The problem:
Select lines where the word "matplotlib" appears.

⟨

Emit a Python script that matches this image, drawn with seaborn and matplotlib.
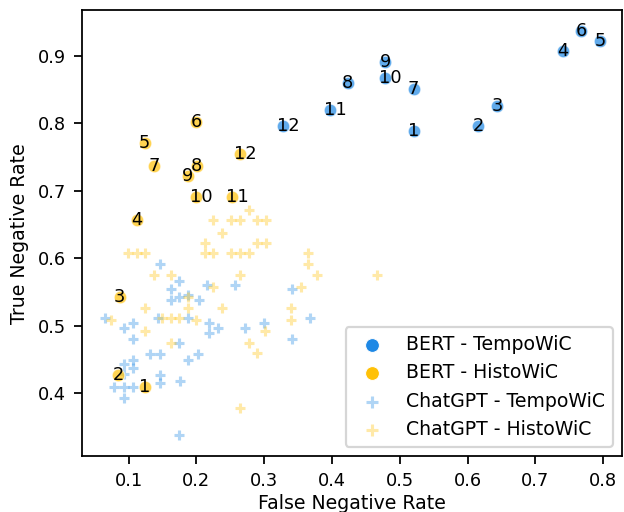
import matplotlib
matplotlib.use("Agg")
import matplotlib.pyplot as plt
import seaborn as sns

BLUE = "#1E88E5"
YELLOW = "#FFC107"

# labels 1..12 for the BERT runs
bert_ids = list(range(1, 13))

bert_tempo_fnr = [0.521, 0.616, 0.644, 0.741, 0.796, 0.768, 0.521, 0.424, 0.479, 0.479, 0.397, 0.328]
bert_tempo_tnr = [0.789, 0.795, 0.826, 0.906, 0.921, 0.937, 0.850, 0.860, 0.890, 0.866, 0.820, 0.795]

bert_histo_fnr = [0.125, 0.085, 0.087, 0.113, 0.124, 0.200, 0.138, 0.201, 0.188, 0.199, 0.253, 0.265]
bert_histo_tnr = [0.409, 0.427, 0.542, 0.657, 0.771, 0.802, 0.737, 0.737, 0.722, 0.690, 0.690, 0.754]

chatgpt_tempo_fnr = [0.065, 0.093, 0.107, 0.107, 0.147, 0.175, 0.162, 0.162, 0.175, 0.188,
                     0.204, 0.144, 0.188, 0.175, 0.132, 0.147, 0.188, 0.203, 0.093, 0.107,
                     0.107, 0.093, 0.147, 0.147, 0.176, 0.078, 0.093, 0.107, 0.093, 0.175,
                     0.218, 0.218, 0.232, 0.216, 0.257, 0.272, 0.300, 0.341, 0.341, 0.368]
chatgpt_tempo_tnr = [0.512, 0.496, 0.504, 0.480, 0.592, 0.567, 0.554, 0.538, 0.542, 0.545,
                     0.538, 0.512, 0.512, 0.475, 0.458, 0.458, 0.450, 0.458, 0.444, 0.449,
                     0.438, 0.428, 0.427, 0.416, 0.418, 0.409, 0.409, 0.409, 0.393, 0.339,
                     0.504, 0.489, 0.496, 0.561, 0.561, 0.496, 0.504, 0.554, 0.481, 0.512]

chatgpt_histo_fnr = [0.099, 0.112, 0.125, 0.225, 0.251, 0.265, 0.290, 0.303, 0.278, 0.238,
                     0.213, 0.213, 0.225, 0.251, 0.265, 0.278, 0.290, 0.303, 0.138, 0.162,
                     0.265, 0.225, 0.188, 0.188, 0.124, 0.238, 0.074, 0.150, 0.162, 0.175,
                     0.200, 0.124, 0.162, 0.278, 0.290, 0.301, 0.265, 0.340, 0.340, 0.354,
                     0.365, 0.365, 0.378, 0.466]
chatgpt_histo_tnr = [0.607, 0.607, 0.607, 0.657, 0.657, 0.657, 0.657, 0.657, 0.672, 0.638,
                     0.623, 0.607, 0.607, 0.607, 0.607, 0.607, 0.623, 0.623, 0.575, 0.575,
                     0.575, 0.558, 0.543, 0.526, 0.526, 0.526, 0.508, 0.511, 0.511, 0.511,
                     0.508, 0.492, 0.475, 0.475, 0.459, 0.492, 0.378, 0.526, 0.509, 0.558,
                     0.607, 0.592, 0.575, 0.575]

fig, ax = plt.subplots(figsize=(3.9, 3.2), dpi=160)
fig.subplots_adjust(left=0.131, right=0.997, top=0.980, bottom=0.109)

# BERT results as circles, ChatGPT prompts as light crosses
sns.scatterplot(x=bert_tempo_fnr, y=bert_tempo_tnr, color=BLUE, s=32, alpha=0.7,
                label="BERT - TempoWiC", ax=ax, zorder=3)
sns.scatterplot(x=bert_histo_fnr, y=bert_histo_tnr, color=YELLOW, s=32, alpha=0.7,
                label="BERT - HistoWiC", ax=ax, zorder=3)
sns.scatterplot(x=chatgpt_tempo_fnr, y=chatgpt_tempo_tnr, color=BLUE, marker="+",
                s=22, linewidth=1.4, alpha=0.35, label="ChatGPT - TempoWiC", ax=ax, zorder=2)
sns.scatterplot(x=chatgpt_histo_fnr, y=chatgpt_histo_tnr, color=YELLOW, marker="+",
                s=22, linewidth=1.4, alpha=0.35, label="ChatGPT - HistoWiC", ax=ax, zorder=2)

for i, x, y in zip(bert_ids, bert_tempo_fnr, bert_tempo_tnr):
    ax.annotate(str(i), (x, y), xytext=(-2.7, 0), textcoords="offset points",
                fontsize=8, va="center", zorder=4)
for i, x, y in zip(bert_ids, bert_histo_fnr, bert_histo_tnr):
    ax.annotate(str(i), (x, y), xytext=(-2.7, 0), textcoords="offset points",
                fontsize=8, va="center", zorder=4)

ax.set_xlim(0.031, 0.828)
ax.set_ylim(0.307, 0.967)
ax.set_xticks([0.1, 0.2, 0.3, 0.4, 0.5, 0.6, 0.7, 0.8])
ax.set_yticks([0.4, 0.5, 0.6, 0.7, 0.8, 0.9])
ax.tick_params(labelsize=8)
ax.set_xlabel("False Negative Rate", fontsize=8.5, labelpad=2)
ax.set_ylabel("True Negative Rate", fontsize=8.5)

leg = ax.legend(loc="lower right", fontsize=8.5, markerscale=1.1)
for h in leg.legend_handles[:2]:
    h.set_alpha(1)

fig.savefig("out.png", dpi=160)
plt.close(fig)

⟩

Output of the exercise:
Emit a Python script that matches this image, drawn with seaborn and matplotlib.
import matplotlib
matplotlib.use("Agg")
import matplotlib.pyplot as plt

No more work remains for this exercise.